WHAT IS EXPECTED. Of all the lines in the material below, how many include the string "this"? Give the number only.

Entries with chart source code
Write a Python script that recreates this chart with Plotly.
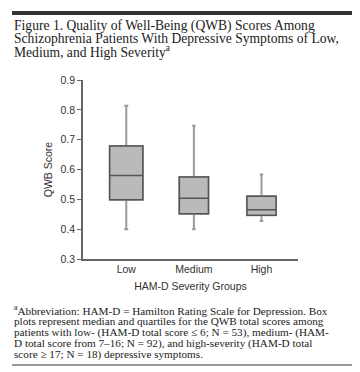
import plotly.graph_objects as go

categories = ["Low", "Medium", "High"]
lower_whisker = [0.400, 0.400, 0.427]
q1 = [0.499, 0.452, 0.447]
median = [0.580, 0.504, 0.465]
q3 = [0.679, 0.575, 0.510]
upper_whisker = [0.814, 0.747, 0.583]
box_widths = [0.49, 0.43, 0.43]

y_ticks = [0.3, 0.4, 0.5, 0.6, 0.7, 0.8, 0.9]

title_lines = [
    "Figure 1. Quality of Well-Being (QWB) Scores Among",
    "Schizophrenia Patients With Depressive Symptoms of Low,",
    "Medium, and High Severity<sup>a</sup>",
]
footnote_lines = [
    "<sup>a</sup>Abbreviation: HAM-D = Hamilton Rating Scale for Depression. Box",
    "plots represent median and quartiles for the QWB total scores among",
    "patients with low- (HAM-D total score ≤ 6; N = 53), medium- (HAM-",
    "D total score from 7–16; N = 92), and high-severity (HAM-D total",
    "score ≥ 17; N = 18) depressive symptoms.",
]

W, H = 360, 372
L, R, T, B = 75, 290, 72, 251

fig = go.Figure()

for i, c in enumerate(categories):
    # whiskers (lighter gray)
    fig.add_trace(go.Box(
        x=[c], q1=[q1[i]], median=[median[i]], q3=[q3[i]],
        lowerfence=[lower_whisker[i]], upperfence=[upper_whisker[i]],
        width=box_widths[i], whiskerwidth=0.12,
        fillcolor="#bababa", line=dict(color="#9a9a9a", width=2),
        showlegend=False, hoverinfo="skip",
    ))
    # box outline (darker gray), no whiskers
    fig.add_trace(go.Box(
        x=[c], q1=[q1[i]], median=[median[i]], q3=[q3[i]],
        lowerfence=[q1[i]], upperfence=[q3[i]],
        width=box_widths[i], whiskerwidth=0,
        fillcolor="#bababa", line=dict(color="#555555", width=1.5),
        showlegend=False, hoverinfo="skip",
    ))

def px_x(px):
    return (px - L) / (R - L)

def px_y(py):
    return (B - py) / (B - T)

shapes = [
    dict(type="line", xref="paper", yref="paper",
         x0=px_x(4), x1=px_x(356), y0=px_y(5), y1=px_y(5),
         line=dict(color="#333333", width=4)),
    dict(type="line", xref="paper", yref="paper",
         x0=px_x(4), x1=px_x(356), y0=px_y(357), y1=px_y(357),
         line=dict(color="#777777", width=1.5)),
]

annotations = []
for t, cy in zip(title_lines, [18, 31, 44]):
    annotations.append(dict(
        text=t, xref="paper", yref="paper", x=px_x(4), y=px_y(cy),
        xanchor="left", yanchor="middle", showarrow=False,
        font=dict(family="Liberation Serif", size=13.6, color="#222222"),
    ))
for t, cy in zip(footnote_lines, [302, 313, 324, 335, 346]):
    annotations.append(dict(
        text=t, xref="paper", yref="paper", x=px_x(4), y=px_y(cy),
        xanchor="left", yanchor="middle", showarrow=False,
        font=dict(family="Liberation Serif", size=11.2, color="#222222"),
    ))

fig.update_layout(
    width=W, height=H,
    margin=dict(l=L, r=W - R, t=T, b=H - B, pad=0),
    paper_bgcolor="white", plot_bgcolor="white",
    boxmode="overlay",
    shapes=shapes, annotations=annotations,
    font=dict(family="Liberation Sans", size=10, color="#333333"),
    xaxis=dict(
        range=[-0.64, 2.54], showline=True, linecolor="#666666", linewidth=1.5,
        ticks="", showgrid=False, zeroline=False,
        title=dict(text="HAM-D Severity Groups", standoff=8,
                   font=dict(size=10.5, color="#333333")),
        tickfont=dict(size=10.5, color="#333333"),
    ),
    yaxis=dict(
        range=[0.3, 0.9], tickvals=y_ticks, tickformat=".1f",
        showline=True, linecolor="#666666", linewidth=1.5,
        ticks="outside", ticklen=4, tickcolor="#666666", tickwidth=1,
        showgrid=False, zeroline=False,
        title=dict(text="QWB Score", standoff=6,
                   font=dict(size=10.5, color="#333333")),
        tickfont=dict(size=10.5, color="#333333"),
    ),
)

fig.write_html("out.html")
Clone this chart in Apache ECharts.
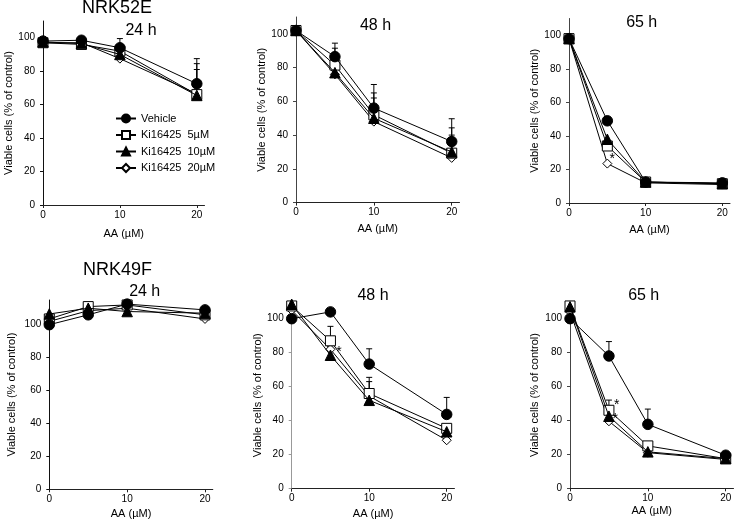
<!DOCTYPE html>
<html>
<head>
<meta charset="utf-8">
<script src="https://cdn.jsdelivr.net/npm/echarts@6/dist/echarts.min.js"></script>
<style>
html,body{margin:0;padding:0;background:#fff;}
#chart{width:740px;height:529px;}
</style>
</head>
<body>
<div id="chart"></div>
<script>
// ---------------- data ----------------
const doses = [0, 5, 10, 20];
const seriesNames = ['Vehicle', 'Ki16425  5µM', 'Ki16425  10µM', 'Ki16425  20µM'];
const cellLines = ['NRK52E', 'NRK49F'];
const timeLabels = ['24 h', '48 h', '65 h', '24 h', '48 h', '65 h'];
const yTicks = [0, 20, 40, 60, 80, 100];
const xTicks = [0, 10, 20];
const xAxisTitle = 'AA (µM)';
const yAxisTitle = 'Viable cells (% of control)';

// viable cells (% of control): Vehicle, 5µM, 10µM, 20µM
const nrk52e_24h_vehicle = [98, 98.5, 94, 72.5];
const nrk52e_24h_5uM = [97, 96, 92, 66];
const nrk52e_24h_10uM = [97.5, 96.5, 90, 65.5];
const nrk52e_24h_20uM = [97, 97, 87.5, 66.5];

const nrk52e_48h_vehicle = [102, 86.5, 56, 36.2];
const nrk52e_48h_5uM = [102, 81.5, 52, 29.3];
const nrk52e_48h_10uM = [102, 77, 50, 30];
const nrk52e_48h_20uM = [102, 76, 48, 26.5];

const nrk52e_65h_vehicle = [98, 49, 12.5, 12];
const nrk52e_65h_5uM = [98, 34, 12.5, 11.5];
const nrk52e_65h_10uM = [98, 38, 12.5, 11.5];
const nrk52e_65h_20uM = [98, 23.5, 12, 11];

const nrk49f_24h_vehicle = [100, 106, 112.5, 109];
const nrk49f_24h_5uM = [103.5, 111, 112, 106];
const nrk49f_24h_10uM = [106.5, 110, 108, 107];
const nrk49f_24h_20uM = [102, 108.5, 110, 103.5];

const nrk49f_48h_vehicle = [100, 104, 73.3, 43.7];
const nrk49f_48h_5uM = [107.5, 87, 56, 35.5];
const nrk49f_48h_10uM = [108.5, 78.5, 52, 33.5];
const nrk49f_48h_20uM = [105, 82, 54.5, 28.5];

const nrk49f_65h_vehicle = [100, 78, 37.7, 19.5];
const nrk49f_65h_5uM = [107.5, 46, 25, 17.5];
const nrk49f_65h_10uM = [107, 42.5, 21.5, 17.5];
const nrk49f_65h_20uM = [104, 39.5, 21, 17];

// upward error bars: [dose, series index, error]
const nrk52e_24h_err = [[10, 0, 5.5], [20, 0, 15], [20, 1, 18.5], [20, 3, 14.5]];
const nrk52e_48h_err = [[5, 0, 8], [5, 1, 10], [5, 2, 12], [10, 0, 14], [10, 1, 13], [10, 2, 12], [20, 0, 13.5], [20, 1, 15], [20, 2, 10]];
const nrk52e_65h_err = [[5, 1, 2]];
const nrk49f_24h_err = [];
const nrk49f_48h_err = [[5, 1, 8.5], [10, 0, 9], [10, 1, 9.5], [10, 2, 11], [20, 0, 10]];
const nrk49f_65h_err = [[5, 0, 8.5], [10, 0, 9], [5, 1, 6]];

// significance stars: [x, y]
const nrk52e_24h_stars = [];
const nrk52e_48h_stars = [];
const nrk52e_65h_stars = [[5.65, 27.5]];
const nrk49f_24h_stars = [];
const nrk49f_48h_stars = [[6.1, 81.5]];
const nrk49f_65h_stars = [[6.0, 50], [5.8, 42.2]];

// --------------- build ---------------
const panelValues = [
  [nrk52e_24h_vehicle, nrk52e_24h_5uM, nrk52e_24h_10uM, nrk52e_24h_20uM],
  [nrk52e_48h_vehicle, nrk52e_48h_5uM, nrk52e_48h_10uM, nrk52e_48h_20uM],
  [nrk52e_65h_vehicle, nrk52e_65h_5uM, nrk52e_65h_10uM, nrk52e_65h_20uM],
  [nrk49f_24h_vehicle, nrk49f_24h_5uM, nrk49f_24h_10uM, nrk49f_24h_20uM],
  [nrk49f_48h_vehicle, nrk49f_48h_5uM, nrk49f_48h_10uM, nrk49f_48h_20uM],
  [nrk49f_65h_vehicle, nrk49f_65h_5uM, nrk49f_65h_10uM, nrk49f_65h_20uM]
];
const panelErrors = [nrk52e_24h_err, nrk52e_48h_err, nrk52e_65h_err, nrk49f_24h_err, nrk49f_48h_err, nrk49f_65h_err];
const panelStars = [nrk52e_24h_stars, nrk52e_48h_stars, nrk52e_65h_stars, nrk49f_24h_stars, nrk49f_48h_stars, nrk49f_65h_stars];

const FONT = 'Liberation Sans, Arial, sans-serif';
const grids = [
  {left: 43, top: 21, width: 161.5, height: 184},
  {left: 296, top: 17, width: 163.5, height: 185.6},
  {left: 569, top: 18.5, width: 161, height: 184.5},
  {left: 49.3, top: 300, width: 163.5, height: 189.3},
  {left: 291.7, top: 301.7, width: 162.75, height: 187},
  {left: 570, top: 301.7, width: 163.5, height: 186.6}
];
const yMax = [110, 110, 110, 115, 110, 110];
const xNameGap = [23, 21, 21, 19, 20, 17];
const yNameGap = [28, 28, 27, 32, 27, 30];
const yAxisColor = ['#111', '#444', '#444', '#111', '#999', '#444'];

const symbolStyles = [
  {symbol: 'circle', symbolSize: 10.5, itemStyle: {color: '#000', borderColor: '#000', borderWidth: 1}},
  {symbol: 'rect', symbolSize: 10, itemStyle: {color: '#fff', borderColor: '#000', borderWidth: 1}},
  {symbol: 'triangle', symbolSize: 10.5, itemStyle: {color: '#000', borderColor: '#000', borderWidth: 1}},
  {symbol: 'diamond', symbolSize: 9, itemStyle: {color: '#fff', borderColor: '#000', borderWidth: 1}}
];
const seriesZ = [6, 4, 5, 3];

const xAxes = [], yAxes = [], series = [];
grids.forEach((g, i) => {
  xAxes.push({
    gridIndex: i, type: 'value', min: 0, max: 21, interval: 10,
    name: xAxisTitle, nameLocation: 'middle', nameGap: xNameGap[i],
    nameTextStyle: {fontFamily: FONT, fontSize: 11, color: '#000'},
    axisLine: {show: true, onZero: false, lineStyle: {color: '#222', width: 1}},
    axisTick: {show: true, length: 3, customValues: xTicks, lineStyle: {color: '#222'}},
    axisLabel: {fontFamily: FONT, fontSize: 10, color: '#000', margin: 5, customValues: xTicks,
      formatter: v => (xTicks.indexOf(v) >= 0 ? String(v) : '')},
    splitLine: {show: false}
  });
  yAxes.push({
    gridIndex: i, type: 'value', min: 0, max: yMax[i], interval: 20,
    name: yAxisTitle, nameLocation: 'middle', nameGap: yNameGap[i], nameRotate: 90,
    nameTextStyle: {fontFamily: FONT, fontSize: 11, color: '#000'},
    axisLine: {show: true, onZero: false, lineStyle: {color: yAxisColor[i], width: 1}},
    axisTick: {show: true, length: 3, customValues: yTicks, lineStyle: {color: yAxisColor[i]}},
    axisLabel: {fontFamily: FONT, fontSize: 10, color: '#000', margin: 8, customValues: yTicks,
      formatter: v => (yTicks.indexOf(v) >= 0 ? String(v) : '')},
    splitLine: {show: false}
  });
  const vals = panelValues[i];
  vals.forEach((arr, s) => {
    series.push(Object.assign({
      name: seriesNames[s], type: 'line', xAxisIndex: i, yAxisIndex: i,
      data: doses.map((d, k) => [d, arr[k]]),
      lineStyle: {color: '#000', width: 1},
      showAllSymbol: true, clip: false, z: seriesZ[s], animation: false
    }, JSON.parse(JSON.stringify(symbolStyles[s]))));
  });
  // error bars
  series.push({
    type: 'custom', xAxisIndex: i, yAxisIndex: i, z: 2, animation: false, silent: true,
    data: panelErrors[i].map(e => [e[0], vals[e[1]][doses.indexOf(e[0])], e[2]]),
    renderItem: function (params, api) {
      const x = api.value(0), y = api.value(1), e = api.value(2);
      const p0 = api.coord([x, y]);
      const p1 = api.coord([x, y + e]);
      return {type: 'group', children: [
        {type: 'line', shape: {x1: p0[0], y1: p0[1], x2: p1[0], y2: p1[1]}, style: {stroke: '#000', lineWidth: 1}},
        {type: 'line', shape: {x1: p1[0] - 3, y1: p1[1], x2: p1[0] + 3, y2: p1[1]}, style: {stroke: '#000', lineWidth: 1}}
      ]};
    }
  });
  // stars
  series.push({
    type: 'custom', xAxisIndex: i, yAxisIndex: i, z: 7, animation: false, silent: true,
    data: panelStars[i],
    renderItem: function (params, api) {
      const p = api.coord([api.value(0), api.value(1)]);
      return {type: 'text', style: {text: '*', x: p[0], y: p[1] + 2, align: 'center', verticalAlign: 'middle',
        fontFamily: FONT, fontSize: 14, fill: '#000'}};
    }
  });
});

const titleGraphics = [
  {type: 'text', left: 118 - 36, top: -1, style: {text: cellLines[0], fontFamily: FONT, fontSize: 18, fill: '#000'}},
  {type: 'text', left: 120 - 37, top: 261, style: {text: cellLines[1], fontFamily: FONT, fontSize: 18, fill: '#000'}}
];
const timePos = [[141, 31], [375.5, 26], [641.7, 22.5], [144.7, 292], [373, 296], [643.7, 296]];
timePos.forEach((p, i) => {
  titleGraphics.push({type: 'text', x: p[0], y: p[1],
    style: {text: timeLabels[i], fontFamily: FONT, fontSize: 16, fill: '#000', align: 'center', verticalAlign: 'middle'}});
});

const option = {
  backgroundColor: '#fff',
  animation: false,
  grid: grids,
  xAxis: xAxes,
  yAxis: yAxes,
  legend: {
    data: seriesNames,
    orient: 'vertical', left: 115, top: 113, padding: 0,
    itemWidth: 20, itemHeight: 10, itemGap: 5.5,
    textStyle: {fontFamily: FONT, fontSize: 11, color: '#000'},
    selectedMode: false
  },
  graphic: titleGraphics,
  series: series
};

const chart = echarts.init(document.getElementById('chart'), null, {renderer: 'canvas'});
chart.setOption(option);
</script>
</body>
</html>
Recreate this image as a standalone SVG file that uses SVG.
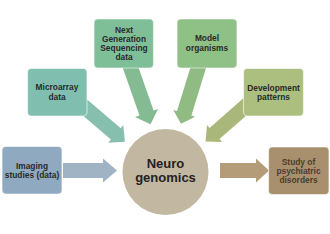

EXERCISE OUTPUT. 3